It was planned for me to go to the drawing lesson, but I would have never imagined I was going to draw. Arriving at the Union of Artists in Old Riga, a really soviet architecture building, I joined the class.
After a few minutes, Reinis, a very nice and smiling guy, made me confortable and asked me to take place in front of a easel. He showed me a awk I had to draw. I really felt inconfortable at the beginning as I never draw and I can barely hold a pencil in my fingers if it's not for writing.
Ten minutes and some explanations later, I'm alone in front of my white sheet of paper. Taking some time, clearing my spirit, I drew some lines and kind of a bird appered on the paper. Reinis helped me, gave me some advice, but 1h30 late, I gave up. For the first time, I'm a bit satisfied with the result even if I don't think my drawing is not that "labi" (good) according to him and Laura.
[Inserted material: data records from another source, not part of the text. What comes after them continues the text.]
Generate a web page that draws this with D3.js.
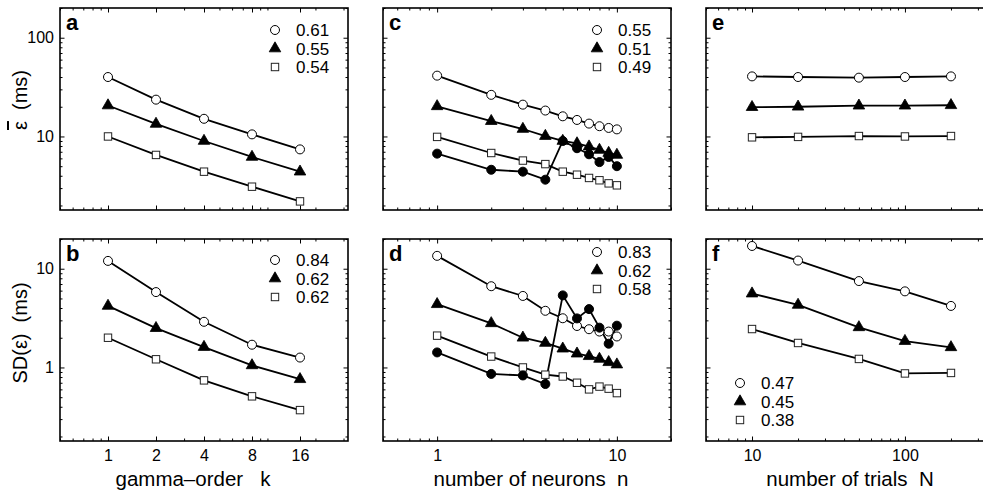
<!DOCTYPE html>
<html>
<head>
<meta charset="utf-8">
<script src="https://cdn.jsdelivr.net/npm/d3@7/dist/d3.min.js"></script>
<style>
body { margin: 0; background: #fff; }
text { font-family: "Liberation Sans", Arial, Helvetica, sans-serif; fill: #000; white-space: pre; }
</style>
</head>
<body>
<svg id="chart" width="983" height="493"></svg>
<script>
// x values
var gammaK = [1, 2, 4, 8, 16];
var neuronsN = [1, 2, 3, 4, 5, 6, 7, 8, 9, 10];
var trialsN = [10, 20, 50, 100, 200];

// panel a / b : mean error and SD vs gamma order
var aCircle = [40, 23.6, 15.1, 10.5, 7.4];
var aTri = [20.6, 13.4, 9.0, 6.2, 4.4];
var aSquare = [10.0, 6.5, 4.4, 3.1, 2.2];
var bCircle = [12.0, 5.8, 2.9, 1.7, 1.26];
var bTri = [4.2, 2.5, 1.61, 1.05, 0.76];
var bSquare = [2.0, 1.21, 0.74, 0.51, 0.37];

// panel c / d : vs number of neurons
var cCircle = [41.3, 26.4, 21.0, 18.3, 16.0, 14.7, 13.5, 12.7, 12.2, 11.8];
var cTri = [20.2, 14.3, 11.9, 10.1, 9.0, 8.5, 7.9, 7.3, 6.8, 6.5];
var cSquare = [9.9, 6.8, 5.7, 5.25, 4.4, 4.1, 3.8, 3.6, 3.35, 3.2];
var cDot = [6.7, 4.6, 4.4, 3.65, 9.0, 7.6, 6.6, 5.5, 6.2, 5.0];
var dCircle = [13.5, 6.65, 5.3, 3.75, 3.15, 2.63, 2.44, 2.31, 2.31, 2.06];
var dTri = [4.37, 2.8, 2.0, 1.77, 1.55, 1.38, 1.3, 1.22, 1.13, 1.07];
var dSquare = [2.1, 1.29, 1.0, 0.845, 0.81, 0.7, 0.6, 0.64, 0.61, 0.55];
var dDot = [1.42, 0.86, 0.83, 0.68, 5.37, 3.14, 3.9, 2.53, 1.74, 2.65];

// panel e / f : vs number of trials
var eCircle = [40.6, 40, 39.4, 40, 40.6];
var eTri = [19.8, 20.0, 20.5, 20.5, 20.7];
var eSquare = [9.8, 9.9, 10.1, 10.0, 10.1];
var fCircle = [17.0, 12.1, 7.5, 5.9, 4.2];
var fTri = [5.6, 4.3, 2.55, 1.85, 1.6];
var fSquare = [2.45, 1.77, 1.22, 0.87, 0.88];

// legend numbers
var aLegend = ["0.61", "0.55", "0.54"];
var bLegend = ["0.84", "0.62", "0.62"];
var cLegend = ["0.55", "0.51", "0.49"];
var dLegend = ["0.83", "0.62", "0.58"];
var fLegend = ["0.47", "0.45", "0.38"];

// tick labels
var kTicks = [1, 2, 4, 8, 16];
var nTicks = [1, 10];
var trialTicks = [10, 100];
var topYTicks = [10, 100];
var botYTicks = [1, 10];

var svg = d3.select("#chart");

var col = [
	{x0: 60, x1: 348, dom: [0.5, 32], xs: gammaK, major: kTicks, title: "gamma\u2013order   k", tx: 193},
	{x0: 383, x1: 671, dom: [0.5, 20], xs: neuronsN, major: nTicks, title: "number of neurons  n", tx: 531},
	{x0: 706, x1: 997, dom: [5, 400], xs: trialsN, major: trialTicks, title: "number of trials  N", tx: 850}
];
var row = [
	{y0: 8, y1: 210, dom: [1.8, 200], major: topYTicks},
	{y0: 239, y1: 441, dom: [0.18, 20], major: botYTicks}
];

function isDecade(v) {
	var l = Math.log10(v);
	return Math.abs(l - Math.round(l)) < 1e-9;
}

function marker(g, type, x, y) {
	if (type == "circle" || type == "dot") {
		g.append("circle").attr("cx", x).attr("cy", y).attr("r", 4.5)
			.attr("fill", type == "dot" ? "#000" : "#fff")
			.attr("stroke", "#000").attr("stroke-width", 1);
	} else if (type == "tri") {
		g.append("path").attr("transform", "translate(" + x + "," + y + ")")
			.attr("d", d3.symbol().type(d3.symbolTriangle).size(58)())
			.attr("fill", "#000").attr("stroke", "#000").attr("stroke-width", 0.8);
	} else {
		g.append("rect").attr("x", x - 3.7).attr("y", y - 3.7).attr("width", 7.4).attr("height", 7.4)
			.attr("fill", "#fff").attr("stroke", "#222").attr("stroke-width", 1);
	}
}

function drawPanel(p) {
	var c = col[p.col], r = row[p.row];
	var x = d3.scaleLog().domain(c.dom).range([c.x0, c.x1]);
	var y = d3.scaleLog().domain(r.dom).range([r.y1, r.y0]);
	var g = svg.append("g");

	// ticks, inward on all four sides
	var xMinor = x.ticks().filter(function (v) { return c.major.indexOf(v) < 0; });
	var yMinor = y.ticks().filter(function (v) { return !isDecade(v); });
	var yMajor = y.ticks().filter(isDecade);

	function ticks(axis, tr, vals, len) {
		var a = g.append("g").attr("transform", tr)
			.call(axis.tickValues(vals).tickSize(-len).tickFormat(""));
		a.select(".domain").remove();
		a.selectAll("line").attr("stroke", "#000").attr("stroke-width", 1);
	}
	ticks(d3.axisBottom(x), "translate(0," + r.y1 + ")", xMinor, 2.5);
	ticks(d3.axisBottom(x), "translate(0," + r.y1 + ")", c.major, 4.5);
	ticks(d3.axisTop(x), "translate(0," + r.y0 + ")", xMinor, 2.5);
	ticks(d3.axisTop(x), "translate(0," + r.y0 + ")", c.major, 4.5);
	ticks(d3.axisLeft(y), "translate(" + c.x0 + ",0)", yMinor, 2.5);
	ticks(d3.axisLeft(y), "translate(" + c.x0 + ",0)", yMajor, 4.5);
	ticks(d3.axisRight(y), "translate(" + c.x1 + ",0)", yMinor, 2.5);
	ticks(d3.axisRight(y), "translate(" + c.x1 + ",0)", yMajor, 4.5);

	g.append("rect").attr("x", c.x0).attr("y", r.y0)
		.attr("width", c.x1 - c.x0).attr("height", r.y1 - r.y0)
		.attr("fill", "none").attr("stroke", "#000").attr("stroke-width", 1.6);

	// tick labels on the outer edges only
	if (p.row == 1) {
		var ax = g.append("g").attr("transform", "translate(0," + r.y1 + ")")
			.call(d3.axisBottom(x).tickValues(c.major).tickSize(0).tickPadding(9).tickFormat(d3.format("d")));
		ax.select(".domain").remove();
		ax.selectAll("text").attr("font-size", 16).style("font-family", null);
		g.append("text").attr("x", c.tx).attr("y", 486).attr("text-anchor", "middle")
			.attr("font-size", 20.5).text(c.title);
	}
	if (p.col == 0) {
		var ay = g.append("g").attr("transform", "translate(" + (c.x0 - 4) + ",0)")
			.call(d3.axisLeft(y).tickValues(r.major).tickSize(0).tickPadding(2).tickFormat(d3.format("d")));
		ay.select(".domain").remove();
		ay.selectAll("text").attr("font-size", 16).style("font-family", null);
	}

	// series
	var line = d3.line().x(function (d) { return x(d[0]); }).y(function (d) { return y(d[1]); });
	p.series.forEach(function (s) {
		var pts = c.xs.map(function (v, i) { return [v, s.values[i]]; });
		g.append("path").attr("d", line(pts)).attr("fill", "none")
			.attr("stroke", "#000").attr("stroke-width", 1.8);
	});
	p.series.forEach(function (s) {
		c.xs.forEach(function (v, i) { marker(g, s.type, x(v), y(s.values[i])); });
	});

	// panel letter
	g.append("text").attr("x", c.x0 + 6).attr("y", r.y0 + 22)
		.attr("font-size", 22).attr("font-weight", "bold").text(p.letter);

	// legend
	if (p.legend) {
		var types = ["circle", "tri", "square"];
		p.legend.labels.forEach(function (t, i) {
			var ly = p.legend.y + i * 18.5;
			marker(g, types[i], p.legend.x, ly);
			g.append("text").attr("x", p.legend.x + 21).attr("y", ly + 6)
				.attr("font-size", 17).text(t);
		});
	}
}

drawPanel({col: 0, row: 0, letter: "a", legend: {x: 275, y: 30, labels: aLegend},
	series: [{type: "circle", values: aCircle}, {type: "tri", values: aTri}, {type: "square", values: aSquare}]});
drawPanel({col: 0, row: 1, letter: "b", legend: {x: 275, y: 260, labels: bLegend},
	series: [{type: "circle", values: bCircle}, {type: "tri", values: bTri}, {type: "square", values: bSquare}]});
drawPanel({col: 1, row: 0, letter: "c", legend: {x: 597, y: 30, labels: cLegend},
	series: [{type: "circle", values: cCircle}, {type: "tri", values: cTri}, {type: "square", values: cSquare}, {type: "dot", values: cDot}]});
drawPanel({col: 1, row: 1, letter: "d", legend: {x: 597, y: 252, labels: dLegend},
	series: [{type: "circle", values: dCircle}, {type: "tri", values: dTri}, {type: "square", values: dSquare}, {type: "dot", values: dDot}]});
drawPanel({col: 2, row: 0, letter: "e",
	series: [{type: "circle", values: eCircle}, {type: "tri", values: eTri}, {type: "square", values: eSquare}]});
drawPanel({col: 2, row: 1, letter: "f", legend: {x: 740, y: 383, labels: fLegend},
	series: [{type: "circle", values: fCircle}, {type: "tri", values: fTri}, {type: "square", values: fSquare}]});

// y axis titles
var t1 = svg.append("text").attr("transform", "translate(27,100) rotate(-90)")
	.attr("text-anchor", "middle").attr("font-size", 20);
t1.append("tspan").style("text-decoration", "overline").text("\u03b5");
t1.append("tspan").text("  (ms)");
svg.append("text").attr("transform", "translate(27,333) rotate(-90)")
	.attr("text-anchor", "middle").attr("font-size", 20).text("SD(\u03b5)  (ms)");
</script>
</body>
</html>
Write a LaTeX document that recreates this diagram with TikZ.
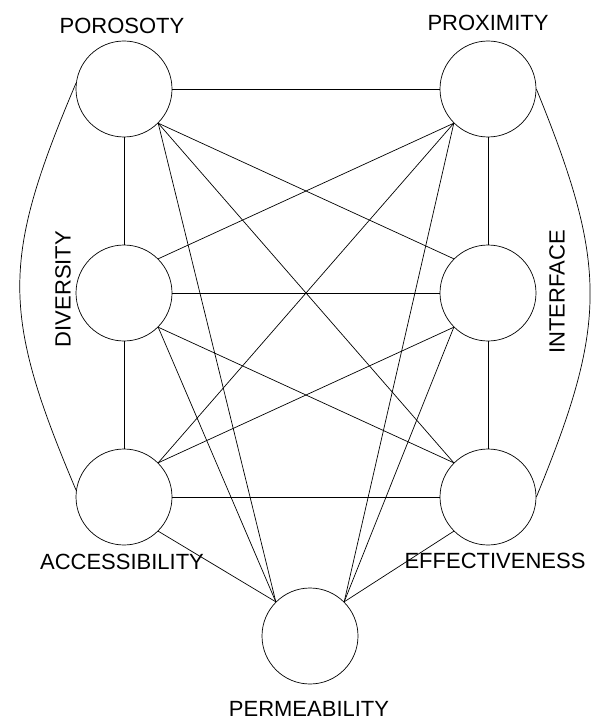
\documentclass[tikz,border=0pt]{standalone}
\usepackage{fontspec}
\setmainfont{Liberation Sans}
\begin{document}
\begin{tikzpicture}[x=1pt,y=-1pt,line width=0.7pt,
  factor/.style={circle,draw,minimum size=96pt,inner sep=0pt},
  lbl/.style={font=\fontsize{22}{26}\selectfont,inner sep=0pt}]
\useasboundingbox (0,0) rectangle (592,722);
% circles
\node[factor] (poro) at (124,89) {};
\node[factor] (prox) at (488,89) {};
\node[factor] (div) at (124,293) {};
\node[factor] (inter) at (488,293) {};
\node[factor] (acc) at (124,497) {};
\node[factor] (eff) at (488,497) {};
\node[factor] (perm) at (310,636) {};
% labels
\node[lbl] (poroT) at (122,26) {POROSOTY};
\node[lbl] (proxT) at (488,23) {PROXIMITY};
\node[lbl,rotate=90] (divT) at (63,289) {DIVERSITY};
\node[lbl,rotate=90] (interT) at (557,292) {INTERFACE};
\node[lbl] (accT) at (122,562) {ACCESSIBILITY};
\node[lbl] (effT) at (495,561) {EFFECTIVENESS};
\node[lbl] (permT) at (309,709) {PERMEABILITY};
% frame
\draw (poro) -- (prox);
\draw (poro) -- (div) -- (acc);
\draw (prox) -- (inter) -- (eff);
\draw (div) -- (inter);
\draw (acc) -- (eff);
\draw (poro.173) .. controls (1,260) and (1,313) .. (acc.172);
\draw (prox.0) .. controls (608,265) and (608,323) .. (eff.0);
% diagonals
\foreach \t/\a in {inter/135,eff/135,perm/135}
  \draw (poro.-45) -- (\t.\a);
\foreach \t/\a in {div/45,acc/45,perm/45}
  \draw (prox.225) -- (\t.\a);
\foreach \t/\a in {eff/135,perm/135}
  \draw (div.-45) -- (\t.\a);
\foreach \t/\a in {acc/45,perm/45}
  \draw (inter.225) -- (\t.\a);
\draw (acc.-45) -- (perm.135);
\draw (eff.225) -- (perm.45);
\end{tikzpicture}
\end{document}
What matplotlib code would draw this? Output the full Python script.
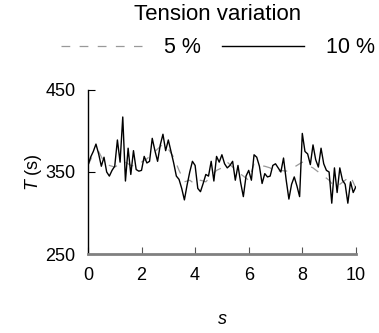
import numpy as np
import matplotlib
matplotlib.use("Agg")
import matplotlib.pyplot as plt
from matplotlib.lines import Line2D

plt.rcParams['font.family'] = ['Liberation Sans', 'DejaVu Sans']
plt.rcParams['mathtext.fontset'] = 'custom'
plt.rcParams['mathtext.it'] = 'Liberation Sans:italic'
plt.rcParams['mathtext.rm'] = 'Liberation Sans'

# 10 % tension variation (step 0.1)
s_10 = [i / 10 for i in range(101)]
T_10 = [358, 368, 375, 384, 372, 357, 368, 350, 345, 352,
        357, 389, 362, 417, 339, 379, 347, 376, 353, 351,
        352, 369, 361, 363, 391, 376, 363, 383, 396, 376,
        389, 375, 361, 345, 341, 330, 316, 334, 350, 363,
        358, 330, 326, 336, 347, 345, 363, 339, 369, 362,
        371, 360, 355, 358, 363, 340, 358, 337, 320, 345,
        352, 340, 371, 368, 357, 336, 348, 344, 345, 358,
        360, 355, 350, 367, 340, 317, 335, 344, 333, 320,
        397, 375, 372, 359, 383, 365, 356, 379, 360, 352,
        350, 312, 355, 325, 355, 340, 335, 312, 338, 325,
        332]

# 5 % tension variation (step 0.2)
s_5 = [i / 5 for i in range(51)]
T_5 = [358, 372, 375, 362, 358, 356, 360, 362, 358, 357,
       362, 366, 372, 378, 384, 378, 368, 352, 338, 340,
       335, 340, 338, 345, 352, 355, 362, 356, 350, 345,
       340, 360, 358, 357, 355, 349, 352, 351, 354, 358,
       362, 358, 355, 350, 345, 340, 332, 335, 340, 345,
       330]

x_ticks = [0, 2, 4, 6, 8, 10]
y_ticks = [250, 350, 450]

fig = plt.figure(figsize=(3.79, 3.33), dpi=100)
ax = fig.add_axes([0.232, 0.237, 0.707, 0.493])

dash = (0, (7, 7.5))
ax.plot(s_5, T_5, color='#999999', lw=0.9, ls=dash)
ax.plot(s_10, T_10, color='black', lw=1.0)

ax.set_xlim(0, 10)
ax.set_ylim(250, 450)
ax.set_xticks(x_ticks)
ax.set_yticks(y_ticks)
ax.tick_params(direction='in', labelsize=13, length=5)
ax.tick_params(axis='x', pad=9, color='#555555')
ax.tick_params(axis='y', pad=9)
for side in ['top', 'right']:
    ax.spines[side].set_visible(False)
ax.spines['left'].set_color('black')
ax.spines['left'].set_linewidth(1.0)
ax.spines['bottom'].set_color('#808080')
ax.spines['bottom'].set_linewidth(2.0)

ax.set_xlabel('$s$', fontsize=13, labelpad=20)
ax.set_ylabel('$T$ (s)', fontsize=13, labelpad=1)

fig.text(0.575, 0.955, 'Tension variation', fontsize=16,
         ha='center', va='center')
handles = [Line2D([], [], color='#999999', lw=0.9, ls=dash),
           Line2D([], [], color='black', lw=1.0)]
leg = fig.legend(handles, ['5 %', '10 %'], loc='center',
                 bbox_to_anchor=(0.574, 0.856), ncol=2, frameon=False,
                 fontsize=15.5, handlelength=3.8, handletextpad=1.0,
                 columnspacing=1.0, borderpad=0, borderaxespad=0)

fig.savefig('out.png', dpi=100)
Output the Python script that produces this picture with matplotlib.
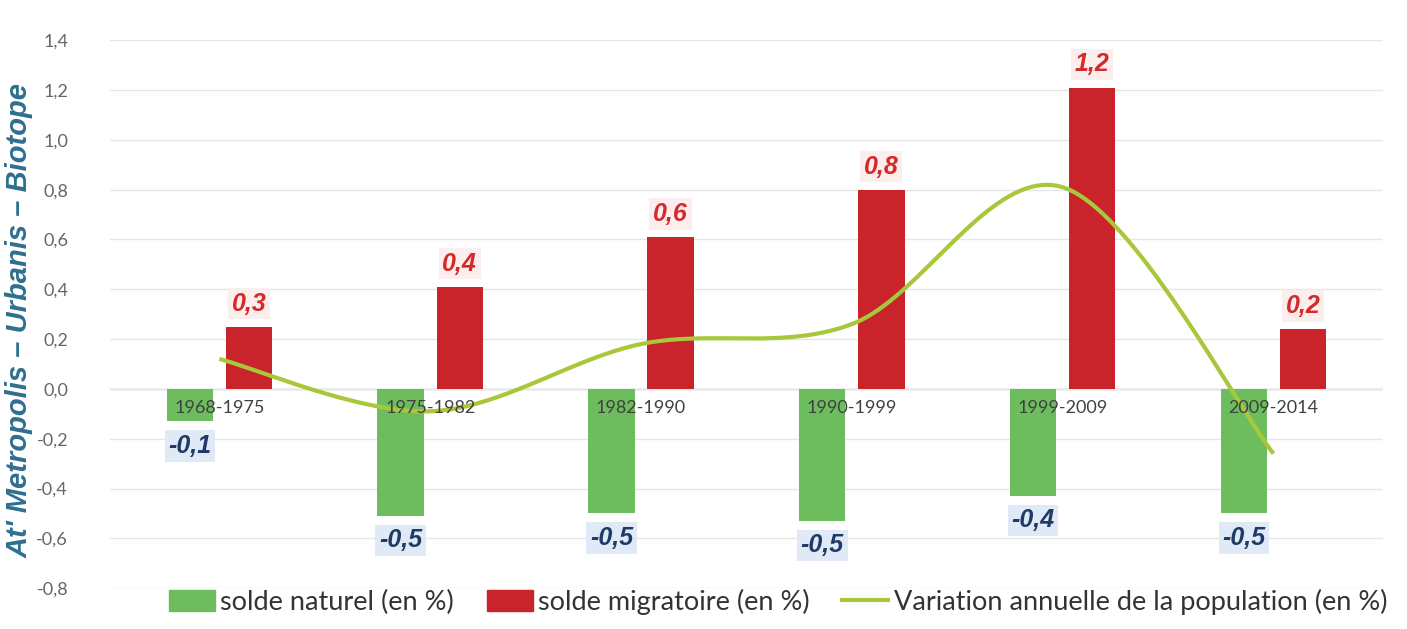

But this experience was nice and I had a lot of fun. Then, I did what I do the best during this travel, asking questions!
Reinis is educated in Art from the Art Academy of Riga and gives lessons since september to almost 10 students. Drawing and painting for a long time, he confesses he passed by two different artistic periods. When he was younger, he was only interested in painting naked women and material things. But he got bored and was looking for something more spiritual.
"The technic has its importance to some point, but then, the feelings and what you convey through the painting become the most important" he explains me. He moved on to spiritual ideas and his last painting is about the soul of life and how to depict it.
His works are exposed in a gallery in Riga and a few months ago, he had the chance to come to France. Thanks to the ministery of Foreign Affairs, he stayed two months at an artist residency. His aim: to catch the mood of Paris.
But being an artist in Latvia is somehow difficult. Apart from his job as an art teacher, he works in a company doing story boarding ans brand advertising for 8 years. "It's difficult to live on paintings only, he says, sometimes I sell a picture of I have orders."
What about a Latvian artistic movement? "Nowadays there is not a "Latvian artistic movement". We are just working on our own, doing our art as we want and not as we are told to."